_DATA TO USE_
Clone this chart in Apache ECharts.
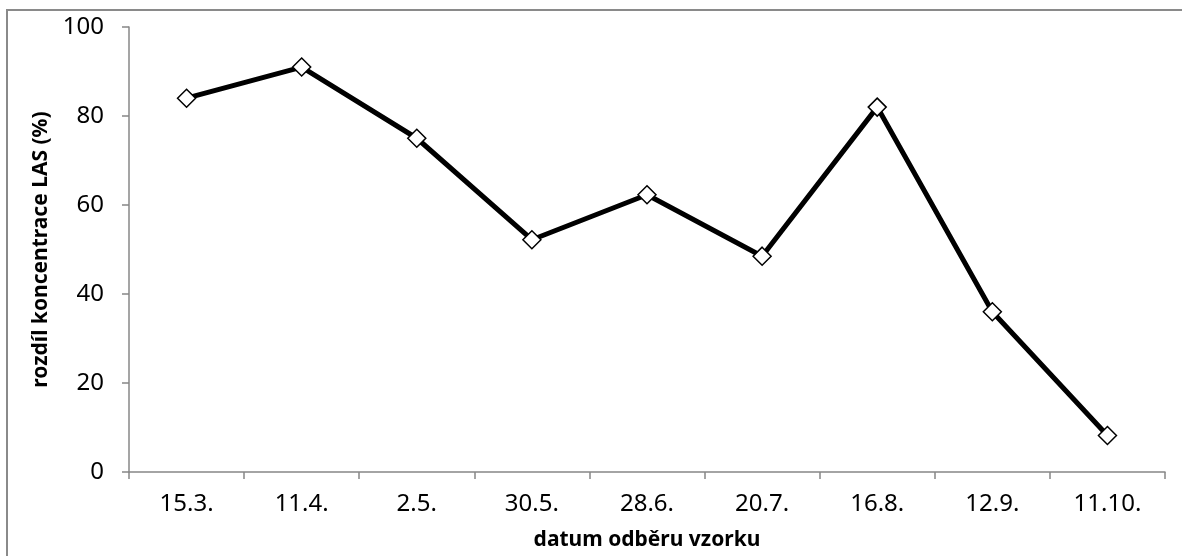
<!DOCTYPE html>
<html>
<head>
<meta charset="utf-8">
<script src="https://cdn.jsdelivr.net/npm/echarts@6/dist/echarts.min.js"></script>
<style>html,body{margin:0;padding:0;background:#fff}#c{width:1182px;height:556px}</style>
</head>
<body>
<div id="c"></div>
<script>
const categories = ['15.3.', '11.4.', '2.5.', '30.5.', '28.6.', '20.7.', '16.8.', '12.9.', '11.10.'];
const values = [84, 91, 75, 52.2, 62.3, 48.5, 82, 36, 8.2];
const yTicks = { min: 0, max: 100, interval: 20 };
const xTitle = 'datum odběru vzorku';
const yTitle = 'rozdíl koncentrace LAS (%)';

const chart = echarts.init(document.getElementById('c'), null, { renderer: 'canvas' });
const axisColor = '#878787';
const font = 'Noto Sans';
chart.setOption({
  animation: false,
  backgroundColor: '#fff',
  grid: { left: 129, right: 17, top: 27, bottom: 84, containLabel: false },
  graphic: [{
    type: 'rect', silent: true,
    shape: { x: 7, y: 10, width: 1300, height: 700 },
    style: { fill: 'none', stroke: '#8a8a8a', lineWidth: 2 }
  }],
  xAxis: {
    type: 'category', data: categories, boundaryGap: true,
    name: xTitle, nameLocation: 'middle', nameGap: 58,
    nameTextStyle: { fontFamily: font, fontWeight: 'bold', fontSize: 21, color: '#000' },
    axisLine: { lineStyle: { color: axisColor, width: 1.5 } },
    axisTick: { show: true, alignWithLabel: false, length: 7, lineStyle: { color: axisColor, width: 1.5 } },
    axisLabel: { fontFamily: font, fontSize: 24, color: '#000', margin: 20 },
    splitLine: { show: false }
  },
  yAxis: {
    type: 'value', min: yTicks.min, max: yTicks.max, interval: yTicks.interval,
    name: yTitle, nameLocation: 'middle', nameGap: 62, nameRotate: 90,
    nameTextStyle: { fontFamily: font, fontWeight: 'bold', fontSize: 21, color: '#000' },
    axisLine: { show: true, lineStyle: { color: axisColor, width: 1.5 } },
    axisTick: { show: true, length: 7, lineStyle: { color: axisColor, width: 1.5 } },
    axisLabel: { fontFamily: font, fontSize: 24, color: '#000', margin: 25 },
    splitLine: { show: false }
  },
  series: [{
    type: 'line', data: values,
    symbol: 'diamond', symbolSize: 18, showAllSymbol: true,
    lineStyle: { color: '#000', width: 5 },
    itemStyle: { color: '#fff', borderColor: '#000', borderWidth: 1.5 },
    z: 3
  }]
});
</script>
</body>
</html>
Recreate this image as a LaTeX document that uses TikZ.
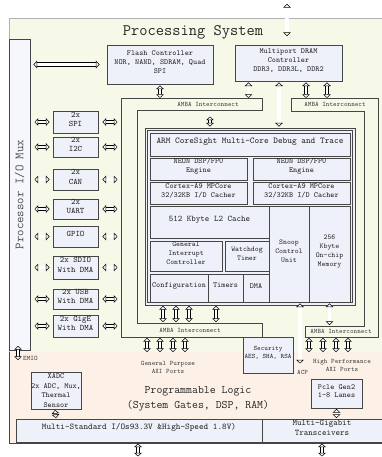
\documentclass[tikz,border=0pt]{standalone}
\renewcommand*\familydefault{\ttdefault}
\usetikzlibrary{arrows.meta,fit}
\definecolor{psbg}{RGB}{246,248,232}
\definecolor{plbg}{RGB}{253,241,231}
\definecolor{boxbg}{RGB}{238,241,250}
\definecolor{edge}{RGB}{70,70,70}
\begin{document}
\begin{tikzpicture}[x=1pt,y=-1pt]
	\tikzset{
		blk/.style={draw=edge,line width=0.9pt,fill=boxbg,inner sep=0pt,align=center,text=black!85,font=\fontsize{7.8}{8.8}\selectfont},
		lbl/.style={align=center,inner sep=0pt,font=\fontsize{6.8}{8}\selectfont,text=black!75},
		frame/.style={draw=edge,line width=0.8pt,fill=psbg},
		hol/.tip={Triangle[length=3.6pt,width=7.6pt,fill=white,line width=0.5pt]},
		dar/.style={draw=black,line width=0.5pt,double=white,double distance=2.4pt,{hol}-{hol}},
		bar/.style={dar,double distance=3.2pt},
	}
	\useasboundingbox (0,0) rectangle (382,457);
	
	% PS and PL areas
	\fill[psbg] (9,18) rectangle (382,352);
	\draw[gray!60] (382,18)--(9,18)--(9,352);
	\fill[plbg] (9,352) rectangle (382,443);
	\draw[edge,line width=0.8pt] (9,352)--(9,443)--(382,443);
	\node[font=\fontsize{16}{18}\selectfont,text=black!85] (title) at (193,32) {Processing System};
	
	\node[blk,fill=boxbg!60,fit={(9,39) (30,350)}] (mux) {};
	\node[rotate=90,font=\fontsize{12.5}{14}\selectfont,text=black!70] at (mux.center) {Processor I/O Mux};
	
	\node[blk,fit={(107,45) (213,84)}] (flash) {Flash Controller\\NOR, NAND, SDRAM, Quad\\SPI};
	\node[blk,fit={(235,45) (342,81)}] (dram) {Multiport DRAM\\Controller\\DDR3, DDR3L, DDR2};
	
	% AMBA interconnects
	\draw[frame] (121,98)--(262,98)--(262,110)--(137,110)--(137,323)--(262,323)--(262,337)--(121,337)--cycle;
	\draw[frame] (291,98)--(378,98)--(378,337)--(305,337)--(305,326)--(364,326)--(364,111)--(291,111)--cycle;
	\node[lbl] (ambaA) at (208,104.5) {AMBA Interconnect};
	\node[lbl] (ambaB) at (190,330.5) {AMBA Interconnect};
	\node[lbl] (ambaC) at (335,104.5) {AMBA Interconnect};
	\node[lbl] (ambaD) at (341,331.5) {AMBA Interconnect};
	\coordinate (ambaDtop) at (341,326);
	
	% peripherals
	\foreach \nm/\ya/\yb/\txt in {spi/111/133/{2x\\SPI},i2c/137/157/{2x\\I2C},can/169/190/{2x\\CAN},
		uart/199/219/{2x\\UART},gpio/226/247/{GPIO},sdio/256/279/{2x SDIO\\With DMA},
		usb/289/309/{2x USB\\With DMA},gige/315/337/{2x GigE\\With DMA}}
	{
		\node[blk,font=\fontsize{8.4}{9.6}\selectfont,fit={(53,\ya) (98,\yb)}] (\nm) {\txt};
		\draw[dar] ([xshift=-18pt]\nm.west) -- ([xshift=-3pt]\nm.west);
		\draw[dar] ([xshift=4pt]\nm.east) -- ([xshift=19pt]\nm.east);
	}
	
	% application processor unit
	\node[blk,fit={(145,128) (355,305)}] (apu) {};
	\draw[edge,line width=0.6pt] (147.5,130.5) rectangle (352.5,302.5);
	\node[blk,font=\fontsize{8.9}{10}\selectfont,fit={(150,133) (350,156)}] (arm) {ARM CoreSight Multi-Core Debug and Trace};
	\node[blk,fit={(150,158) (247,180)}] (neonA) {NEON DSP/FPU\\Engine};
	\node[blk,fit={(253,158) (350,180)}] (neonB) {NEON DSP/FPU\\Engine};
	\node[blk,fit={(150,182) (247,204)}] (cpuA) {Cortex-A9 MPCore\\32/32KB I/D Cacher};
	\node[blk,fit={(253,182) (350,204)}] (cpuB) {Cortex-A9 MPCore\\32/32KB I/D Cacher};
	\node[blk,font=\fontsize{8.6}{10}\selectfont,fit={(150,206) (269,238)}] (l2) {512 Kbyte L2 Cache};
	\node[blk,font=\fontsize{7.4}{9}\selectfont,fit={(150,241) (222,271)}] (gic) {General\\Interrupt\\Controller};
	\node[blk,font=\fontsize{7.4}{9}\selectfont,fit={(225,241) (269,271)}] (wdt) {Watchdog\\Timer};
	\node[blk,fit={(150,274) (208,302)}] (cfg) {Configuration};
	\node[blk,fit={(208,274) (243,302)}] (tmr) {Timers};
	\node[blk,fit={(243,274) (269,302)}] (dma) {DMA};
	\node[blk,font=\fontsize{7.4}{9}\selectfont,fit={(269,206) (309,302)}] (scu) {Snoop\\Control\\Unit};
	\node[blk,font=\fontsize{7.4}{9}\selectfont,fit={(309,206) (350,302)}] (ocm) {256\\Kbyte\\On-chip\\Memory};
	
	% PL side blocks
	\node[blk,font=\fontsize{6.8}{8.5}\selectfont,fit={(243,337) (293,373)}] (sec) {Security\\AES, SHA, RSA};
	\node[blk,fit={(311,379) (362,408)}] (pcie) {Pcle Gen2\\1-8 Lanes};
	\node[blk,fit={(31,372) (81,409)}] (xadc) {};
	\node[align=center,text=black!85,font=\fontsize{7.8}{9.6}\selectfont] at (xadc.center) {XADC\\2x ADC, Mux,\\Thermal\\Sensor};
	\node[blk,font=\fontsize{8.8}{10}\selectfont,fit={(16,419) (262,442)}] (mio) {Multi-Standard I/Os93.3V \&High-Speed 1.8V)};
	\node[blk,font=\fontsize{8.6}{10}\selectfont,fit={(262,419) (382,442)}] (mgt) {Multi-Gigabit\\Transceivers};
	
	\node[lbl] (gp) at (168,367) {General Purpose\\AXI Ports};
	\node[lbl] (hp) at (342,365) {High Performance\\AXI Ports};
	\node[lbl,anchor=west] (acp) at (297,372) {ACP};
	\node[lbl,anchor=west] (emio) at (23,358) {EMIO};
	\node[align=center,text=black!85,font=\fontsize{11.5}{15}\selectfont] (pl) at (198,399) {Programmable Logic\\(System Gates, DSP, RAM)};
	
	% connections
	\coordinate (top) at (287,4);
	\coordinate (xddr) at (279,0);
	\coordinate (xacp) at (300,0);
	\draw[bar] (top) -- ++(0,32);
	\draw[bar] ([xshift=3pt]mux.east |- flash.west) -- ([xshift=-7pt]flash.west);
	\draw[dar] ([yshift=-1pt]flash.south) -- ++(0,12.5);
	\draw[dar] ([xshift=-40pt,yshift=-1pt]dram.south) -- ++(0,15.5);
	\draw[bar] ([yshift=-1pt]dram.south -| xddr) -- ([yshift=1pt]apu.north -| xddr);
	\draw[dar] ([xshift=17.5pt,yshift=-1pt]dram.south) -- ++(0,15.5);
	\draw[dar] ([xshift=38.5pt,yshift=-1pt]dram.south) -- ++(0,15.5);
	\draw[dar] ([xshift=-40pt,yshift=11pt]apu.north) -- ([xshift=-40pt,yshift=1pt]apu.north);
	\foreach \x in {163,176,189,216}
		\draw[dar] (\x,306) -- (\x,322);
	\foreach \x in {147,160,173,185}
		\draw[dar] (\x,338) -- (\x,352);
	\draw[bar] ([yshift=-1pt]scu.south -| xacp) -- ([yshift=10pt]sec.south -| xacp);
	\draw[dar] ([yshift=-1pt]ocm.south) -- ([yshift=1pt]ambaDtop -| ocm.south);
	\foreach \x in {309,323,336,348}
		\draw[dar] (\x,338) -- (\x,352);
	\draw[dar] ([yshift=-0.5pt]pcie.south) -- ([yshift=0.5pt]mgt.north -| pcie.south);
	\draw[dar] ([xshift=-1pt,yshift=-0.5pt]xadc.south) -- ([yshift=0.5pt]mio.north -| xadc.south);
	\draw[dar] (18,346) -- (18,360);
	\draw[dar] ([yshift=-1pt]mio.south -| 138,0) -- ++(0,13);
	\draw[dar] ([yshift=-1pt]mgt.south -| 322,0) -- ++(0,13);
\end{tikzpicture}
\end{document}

_WHAT IS NEEDED_
Reproduce, word for word, every line from the start of the records down to and including the line with "const yTitle = 'rozdíl koncentrace LAS (%)';"; skip the pictures.

_OUTPUT FOR THIS TASK_
Clone this chart in Apache ECharts.
<!DOCTYPE html>
<html>
<head>
<meta charset="utf-8">
<script src="https://cdn.jsdelivr.net/npm/echarts@6/dist/echarts.min.js"></script>
<style>html,body{margin:0;padding:0;background:#fff}#c{width:1182px;height:556px}</style>
</head>
<body>
<div id="c"></div>
<script>
const categories = ['15.3.', '11.4.', '2.5.', '30.5.', '28.6.', '20.7.', '16.8.', '12.9.', '11.10.'];
const values = [84, 91, 75, 52.2, 62.3, 48.5, 82, 36, 8.2];
const yTicks = { min: 0, max: 100, interval: 20 };
const xTitle = 'datum odběru vzorku';
const yTitle = 'rozdíl koncentrace LAS (%)';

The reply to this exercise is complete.